**Objective:**
Please print exactly the lines below, from the start of the material up to and including the line with "import * as", but none of the pictures.

━━━ Source data ━━━

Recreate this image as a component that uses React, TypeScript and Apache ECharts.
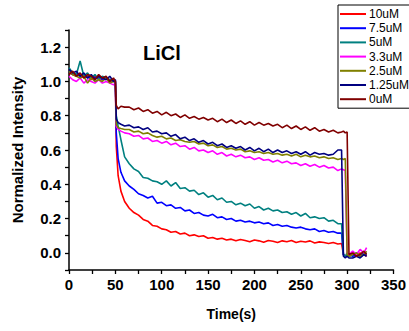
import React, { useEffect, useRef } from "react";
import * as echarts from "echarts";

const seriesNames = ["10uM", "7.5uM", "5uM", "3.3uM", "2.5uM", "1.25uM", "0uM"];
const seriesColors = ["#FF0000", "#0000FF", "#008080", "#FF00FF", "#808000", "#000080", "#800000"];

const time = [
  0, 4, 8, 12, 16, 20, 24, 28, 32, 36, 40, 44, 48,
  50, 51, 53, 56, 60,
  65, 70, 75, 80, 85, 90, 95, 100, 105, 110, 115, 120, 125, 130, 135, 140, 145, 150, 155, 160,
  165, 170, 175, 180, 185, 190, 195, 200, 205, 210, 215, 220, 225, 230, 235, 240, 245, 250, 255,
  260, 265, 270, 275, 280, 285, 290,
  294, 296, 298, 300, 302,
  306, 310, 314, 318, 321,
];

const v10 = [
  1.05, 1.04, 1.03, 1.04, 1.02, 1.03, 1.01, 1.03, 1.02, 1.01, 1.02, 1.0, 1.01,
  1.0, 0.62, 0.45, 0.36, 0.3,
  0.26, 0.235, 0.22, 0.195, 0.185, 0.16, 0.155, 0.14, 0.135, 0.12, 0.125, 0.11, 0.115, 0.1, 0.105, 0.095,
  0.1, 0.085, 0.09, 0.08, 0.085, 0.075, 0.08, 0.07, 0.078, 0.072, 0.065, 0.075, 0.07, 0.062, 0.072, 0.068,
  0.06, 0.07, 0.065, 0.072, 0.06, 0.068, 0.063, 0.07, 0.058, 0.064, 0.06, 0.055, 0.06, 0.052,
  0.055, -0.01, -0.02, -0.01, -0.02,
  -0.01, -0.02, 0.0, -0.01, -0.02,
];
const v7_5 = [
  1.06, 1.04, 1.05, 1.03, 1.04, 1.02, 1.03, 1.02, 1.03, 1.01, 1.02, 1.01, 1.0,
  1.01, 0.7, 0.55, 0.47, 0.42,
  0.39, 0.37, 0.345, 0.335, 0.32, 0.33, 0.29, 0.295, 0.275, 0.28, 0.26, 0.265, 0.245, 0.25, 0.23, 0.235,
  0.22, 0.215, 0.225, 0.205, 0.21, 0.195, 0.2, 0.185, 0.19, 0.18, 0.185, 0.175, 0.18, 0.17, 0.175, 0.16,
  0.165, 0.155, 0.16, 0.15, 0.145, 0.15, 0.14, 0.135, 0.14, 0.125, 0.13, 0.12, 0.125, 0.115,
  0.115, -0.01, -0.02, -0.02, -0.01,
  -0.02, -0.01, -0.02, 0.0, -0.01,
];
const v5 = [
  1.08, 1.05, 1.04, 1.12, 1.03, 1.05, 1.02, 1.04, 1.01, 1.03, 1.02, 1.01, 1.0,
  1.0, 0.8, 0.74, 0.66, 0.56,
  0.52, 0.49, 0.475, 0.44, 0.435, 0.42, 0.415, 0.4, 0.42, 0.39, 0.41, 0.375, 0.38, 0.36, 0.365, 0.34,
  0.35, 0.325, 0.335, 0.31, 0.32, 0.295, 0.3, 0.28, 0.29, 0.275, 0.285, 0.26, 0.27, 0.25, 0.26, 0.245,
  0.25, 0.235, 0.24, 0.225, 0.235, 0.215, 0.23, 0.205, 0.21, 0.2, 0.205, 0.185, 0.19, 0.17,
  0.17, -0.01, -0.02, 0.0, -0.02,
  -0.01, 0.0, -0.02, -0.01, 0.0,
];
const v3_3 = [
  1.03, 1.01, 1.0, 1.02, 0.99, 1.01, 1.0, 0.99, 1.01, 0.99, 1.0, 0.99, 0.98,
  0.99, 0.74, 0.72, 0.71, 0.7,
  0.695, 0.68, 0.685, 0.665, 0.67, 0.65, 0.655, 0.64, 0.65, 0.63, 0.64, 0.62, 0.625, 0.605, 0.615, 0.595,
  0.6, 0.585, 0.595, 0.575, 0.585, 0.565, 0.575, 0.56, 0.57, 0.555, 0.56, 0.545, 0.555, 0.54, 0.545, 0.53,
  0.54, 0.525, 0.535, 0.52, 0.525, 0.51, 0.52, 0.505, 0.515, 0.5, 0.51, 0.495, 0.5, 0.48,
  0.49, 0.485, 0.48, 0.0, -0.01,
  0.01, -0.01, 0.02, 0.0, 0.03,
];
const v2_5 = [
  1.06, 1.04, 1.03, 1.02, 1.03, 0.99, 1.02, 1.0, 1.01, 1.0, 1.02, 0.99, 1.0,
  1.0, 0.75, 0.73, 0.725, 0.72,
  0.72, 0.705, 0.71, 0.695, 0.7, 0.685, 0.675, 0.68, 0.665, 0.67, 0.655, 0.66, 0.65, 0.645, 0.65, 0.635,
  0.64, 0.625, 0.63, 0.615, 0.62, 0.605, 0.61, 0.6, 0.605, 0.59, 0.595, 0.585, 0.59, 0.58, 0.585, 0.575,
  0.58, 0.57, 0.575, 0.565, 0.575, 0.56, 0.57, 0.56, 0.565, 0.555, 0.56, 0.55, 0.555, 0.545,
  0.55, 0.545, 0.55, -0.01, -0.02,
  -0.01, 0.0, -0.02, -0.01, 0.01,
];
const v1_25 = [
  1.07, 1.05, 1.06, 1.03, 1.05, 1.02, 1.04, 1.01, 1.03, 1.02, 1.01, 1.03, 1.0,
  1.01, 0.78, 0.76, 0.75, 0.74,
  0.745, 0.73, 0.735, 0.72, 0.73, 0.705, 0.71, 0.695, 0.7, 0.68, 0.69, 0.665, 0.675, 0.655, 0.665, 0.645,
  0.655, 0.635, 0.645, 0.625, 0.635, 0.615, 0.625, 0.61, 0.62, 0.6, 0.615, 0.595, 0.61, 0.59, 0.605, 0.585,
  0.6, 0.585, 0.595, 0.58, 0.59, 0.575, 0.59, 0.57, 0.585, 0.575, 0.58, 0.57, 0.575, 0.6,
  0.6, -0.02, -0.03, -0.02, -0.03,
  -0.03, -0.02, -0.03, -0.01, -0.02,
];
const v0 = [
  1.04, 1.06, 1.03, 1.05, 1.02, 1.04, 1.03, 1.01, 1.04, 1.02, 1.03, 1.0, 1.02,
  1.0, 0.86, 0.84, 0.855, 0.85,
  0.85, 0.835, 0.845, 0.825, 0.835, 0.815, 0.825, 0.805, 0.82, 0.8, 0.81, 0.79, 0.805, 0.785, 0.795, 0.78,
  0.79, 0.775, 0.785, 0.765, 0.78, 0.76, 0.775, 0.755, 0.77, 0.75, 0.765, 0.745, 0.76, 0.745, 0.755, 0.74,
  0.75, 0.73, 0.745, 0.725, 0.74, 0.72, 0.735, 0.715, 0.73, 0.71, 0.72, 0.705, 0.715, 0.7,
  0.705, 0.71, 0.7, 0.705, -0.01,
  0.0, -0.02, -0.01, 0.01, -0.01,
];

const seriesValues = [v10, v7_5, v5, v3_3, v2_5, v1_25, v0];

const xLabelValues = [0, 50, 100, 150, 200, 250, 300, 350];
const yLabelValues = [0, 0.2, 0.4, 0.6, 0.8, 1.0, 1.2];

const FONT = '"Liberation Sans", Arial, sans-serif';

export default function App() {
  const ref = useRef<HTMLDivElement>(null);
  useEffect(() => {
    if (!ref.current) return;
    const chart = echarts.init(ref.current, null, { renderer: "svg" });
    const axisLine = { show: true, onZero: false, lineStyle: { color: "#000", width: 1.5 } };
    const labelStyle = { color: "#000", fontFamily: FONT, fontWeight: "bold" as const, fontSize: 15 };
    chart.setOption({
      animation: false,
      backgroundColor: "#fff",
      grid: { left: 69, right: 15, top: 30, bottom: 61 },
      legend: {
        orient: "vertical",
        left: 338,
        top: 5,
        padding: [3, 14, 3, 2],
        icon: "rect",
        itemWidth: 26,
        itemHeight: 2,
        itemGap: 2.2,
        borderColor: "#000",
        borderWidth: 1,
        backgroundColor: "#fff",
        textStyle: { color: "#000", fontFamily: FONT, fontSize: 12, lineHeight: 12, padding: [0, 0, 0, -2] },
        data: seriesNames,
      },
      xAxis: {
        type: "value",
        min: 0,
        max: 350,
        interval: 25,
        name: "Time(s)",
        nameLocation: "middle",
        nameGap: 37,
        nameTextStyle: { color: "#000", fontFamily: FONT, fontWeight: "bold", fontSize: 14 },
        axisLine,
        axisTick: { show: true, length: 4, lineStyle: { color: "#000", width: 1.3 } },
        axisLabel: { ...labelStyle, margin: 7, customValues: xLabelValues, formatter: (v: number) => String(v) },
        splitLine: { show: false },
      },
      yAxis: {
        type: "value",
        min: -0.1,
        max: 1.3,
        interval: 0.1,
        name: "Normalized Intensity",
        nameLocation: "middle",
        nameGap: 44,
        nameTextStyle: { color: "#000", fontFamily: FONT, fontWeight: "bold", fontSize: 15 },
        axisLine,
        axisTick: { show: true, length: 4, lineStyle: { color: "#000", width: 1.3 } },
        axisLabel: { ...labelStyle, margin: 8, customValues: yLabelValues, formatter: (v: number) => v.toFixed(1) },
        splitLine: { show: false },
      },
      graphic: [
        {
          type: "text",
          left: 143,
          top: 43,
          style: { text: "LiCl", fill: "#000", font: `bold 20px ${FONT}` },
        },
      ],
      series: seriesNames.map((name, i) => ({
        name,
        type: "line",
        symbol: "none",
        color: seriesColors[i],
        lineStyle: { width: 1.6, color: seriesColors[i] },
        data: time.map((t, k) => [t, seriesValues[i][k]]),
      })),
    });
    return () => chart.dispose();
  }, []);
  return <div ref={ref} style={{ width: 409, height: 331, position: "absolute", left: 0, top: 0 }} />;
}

━━━

**Exercise response:**
Recreate this image as a component that uses React, TypeScript and Apache ECharts.
import React, { useEffect, useRef } from "react";
import * as echarts from "echarts";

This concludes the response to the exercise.